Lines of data
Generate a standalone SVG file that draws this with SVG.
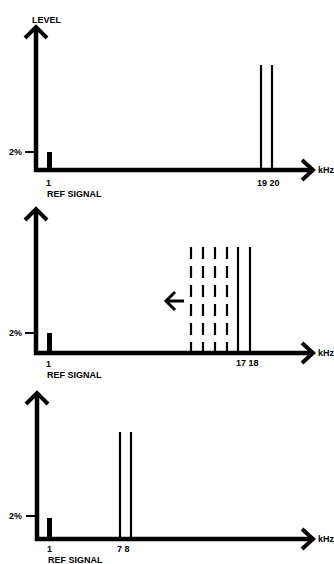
<svg xmlns="http://www.w3.org/2000/svg" width="334" height="564" viewBox="0 0 334 564">
<style>
.ax{stroke:#000;stroke-width:4.5;fill:none;stroke-linecap:butt}
.hd{stroke:#000;stroke-width:4;fill:none;stroke-linejoin:miter;stroke-linecap:butt}
.ln{stroke:#000;stroke-width:2.2;fill:none}
.dl{stroke:#000;stroke-width:2.2;fill:none;stroke-dasharray:12 7}
.tk{stroke:#000;stroke-width:2}
.bar{fill:#000}
text{font-family:"Liberation Sans",Arial,sans-serif;font-size:9px;font-weight:bold;fill:#000}
</style>
<rect width="334" height="564" fill="#fff"/>
<g id="connectors">
  <path class="ax" d="M36 172V28M34 170H313"/>
  <path class="hd" d="M25 38L36 27L47 38"/>
  <path class="hd" d="M302 160L313 170L302 180"/>
  <path class="ax" d="M36 355V210M34 353H313"/>
  <path class="hd" d="M25 220L36 209L47 220"/>
  <path class="hd" d="M302 343L313 353L302 363"/>
  <path class="ax" d="M37 541V394M35 539H313"/>
  <path class="hd" d="M26 404L37 393L48 404"/>
  <path class="hd" d="M302 529L313 539L302 549"/>
  <path class="hd" style="stroke-width:3" d="M175 292L166 301L175 310M166 301H184"/>
</g>
<g id="panel1">
  <text x="32" y="23">LEVEL</text>
  <text x="9" y="155">2%</text>
  <line class="tk" x1="25" y1="152" x2="35" y2="152"/>
  <rect class="bar" x="47" y="152" width="5" height="18"/>
  <text x="46" y="186">1</text>
  <text x="47" y="197">REF SIGNAL</text>
  <line class="ln" x1="261" y1="65" x2="261" y2="170"/>
  <line class="ln" x1="272" y1="65" x2="272" y2="170"/>
  <text x="257" y="186">19 20</text>
  <text x="318" y="173">kHz</text>
</g>
<g id="panel2">
  <text x="9" y="336">2%</text>
  <line class="tk" x1="25" y1="333" x2="35" y2="333"/>
  <rect class="bar" x="47" y="333" width="5" height="20"/>
  <text x="46" y="367">1</text>
  <text x="47" y="378">REF SIGNAL</text>
  <line class="dl" x1="191" y1="247" x2="191" y2="353"/>
  <line class="dl" x1="203" y1="247" x2="203" y2="353"/>
  <line class="dl" x1="215" y1="247" x2="215" y2="353"/>
  <line class="dl" x1="227" y1="247" x2="227" y2="353"/>
  <line class="ln" x1="238" y1="247" x2="238" y2="353"/>
  <line class="ln" x1="250" y1="247" x2="250" y2="353"/>
  <text x="236" y="366">17 18</text>
  <text x="318" y="356">kHz</text>
</g>
<g id="panel3">
  <text x="9" y="519">2%</text>
  <line class="tk" x1="26" y1="516" x2="36" y2="516"/>
  <rect class="bar" x="47" y="518" width="5" height="21"/>
  <text x="47" y="552">1</text>
  <text x="48" y="563">REF SIGNAL</text>
  <line class="ln" x1="120" y1="432" x2="120" y2="539"/>
  <line class="ln" x1="131" y1="432" x2="131" y2="539"/>
  <text x="117" y="552">7 8</text>
  <text x="318" y="542">kHz</text>
</g>
</svg>
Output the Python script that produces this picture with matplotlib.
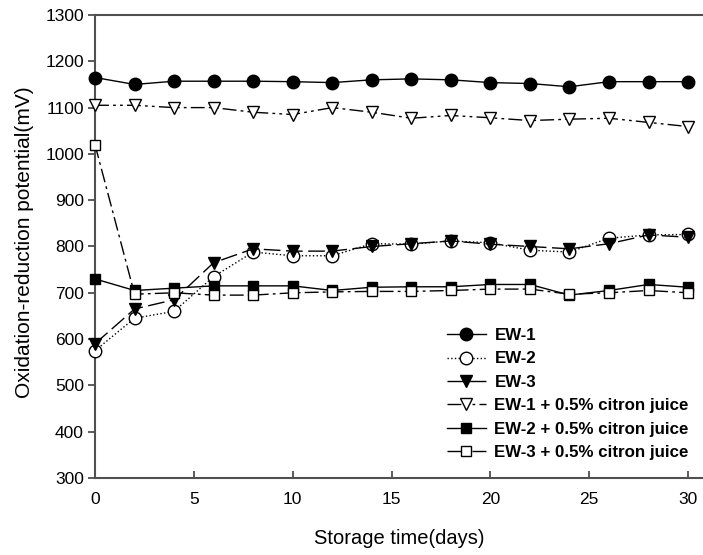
import numpy as np
import matplotlib
matplotlib.use("Agg")
import matplotlib.pyplot as plt

plt.rcParams['font.family'] = ['Liberation Sans', 'DejaVu Sans']

days = [0, 2, 4, 6, 8, 10, 12, 14, 16, 18, 20, 22, 24, 26, 28, 30]

ew1 = [1165, 1150, 1157, 1157, 1157, 1156, 1154, 1160, 1162, 1160, 1154, 1152, 1145, 1156, 1156, 1156]
ew2 = [575, 645, 660, 735, 788, 780, 780, 806, 805, 812, 808, 792, 788, 818, 825, 826]
ew3 = [590, 665, 685, 765, 795, 790, 790, 800, 806, 812, 805, 800, 795, 806, 825, 820]
ew1_cj = [1105, 1105, 1100, 1100, 1090, 1085, 1100, 1090, 1077, 1083, 1078, 1072, 1075, 1077, 1068, 1059]
ew2_cj = [730, 705, 710, 715, 715, 715, 705, 712, 713, 713, 718, 718, 695, 705, 718, 712]
ew3_cj = [1020, 697, 700, 695, 695, 700, 702, 703, 703, 705, 708, 708, 697, 700, 705, 700]

labels = ['EW-1', 'EW-2', 'EW-3',
          'EW-1 + 0.5% citron juice',
          'EW-2 + 0.5% citron juice',
          'EW-3 + 0.5% citron juice']

fig = plt.figure(figsize=(7.03, 5.55), dpi=100)
ax = fig.add_axes([95 / 703, 77 / 555, 608 / 703, 463 / 555])

dashdot = (0, (10, 3, 2, 3))
dashdotdot = (0, (10, 3, 2, 3, 2, 3))

styles = [
    dict(ls='-', marker='o', mfc='black', ms=9),
    dict(ls=':', marker='o', mfc='white', ms=9),
    dict(ls=(0, (12, 4)), marker='v', mfc='black', ms=9),
    dict(ls=dashdotdot, marker='v', mfc='white', ms=9),
    dict(ls='-', marker='s', mfc='black', ms=7.5),
    dict(ls=dashdot, marker='s', mfc='white', ms=7.5),
]

for y, lab, st in zip([ew1, ew2, ew3, ew1_cj, ew2_cj, ew3_cj], labels, styles):
    ax.plot(days, y, color='black', lw=1.0, mec='black', mew=1.0,
            label=lab, clip_on=False, zorder=3, **st)

ax.set_xlim(0, 608 / 19.77)
ax.set_ylim(300, 1300)
ax.set_xticks([0, 5, 10, 15, 20, 25, 30])
ax.set_yticks(np.arange(300, 1301, 100))
ax.tick_params(axis='x', direction='in', length=5, width=1.2, color='#404040',
               labelsize=12.5, pad=10)
ax.tick_params(axis='y', direction='out', length=5, width=1.2, color='#404040',
               labelsize=12.5, pad=3)

for side in ['left', 'bottom', 'top']:
    ax.spines[side].set_color('#505050')
    ax.spines[side].set_linewidth(1.5)
ax.spines['right'].set_visible(False)

ax.set_xlabel('Storage time(days)', fontsize=14.5, labelpad=16)
ax.set_ylabel('Oxidation-reduction potential(mV)', fontsize=15, labelpad=6)
ax.yaxis.set_label_coords(-70 / 608, 0.51)
ax.yaxis.label.set_va('center')

leg = ax.legend(loc='upper left', bbox_to_anchor=(447 / 703, 1 - 328 / 555),
                bbox_transform=fig.transFigure, frameon=False,
                prop={'weight': 'bold', 'size': 12.2}, handlelength=2.3,
                handletextpad=0.5, labelspacing=0.5, borderpad=0, borderaxespad=0)

fig.savefig('out.png', dpi=100)
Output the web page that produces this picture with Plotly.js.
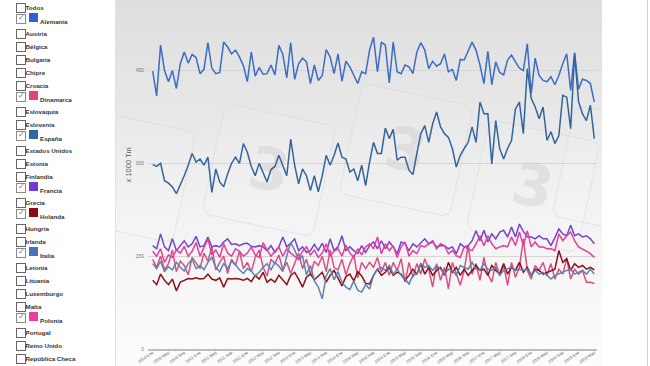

* CHALLENGE: Your copy should hold only the lines from the one containing "Output the Python" through the one containing "26, 28, 30]", word for word, with no pictures.

* ANSWER TO THE EXERCISE:
Output the Python script that produces this picture with matplotlib.
import numpy as np
import matplotlib
matplotlib.use("Agg")
import matplotlib.pyplot as plt

plt.rcParams['font.family'] = ['Liberation Sans', 'DejaVu Sans']

days = [0, 2, 4, 6, 8, 10, 12, 14, 16, 18, 20, 22, 24, 26, 28, 30]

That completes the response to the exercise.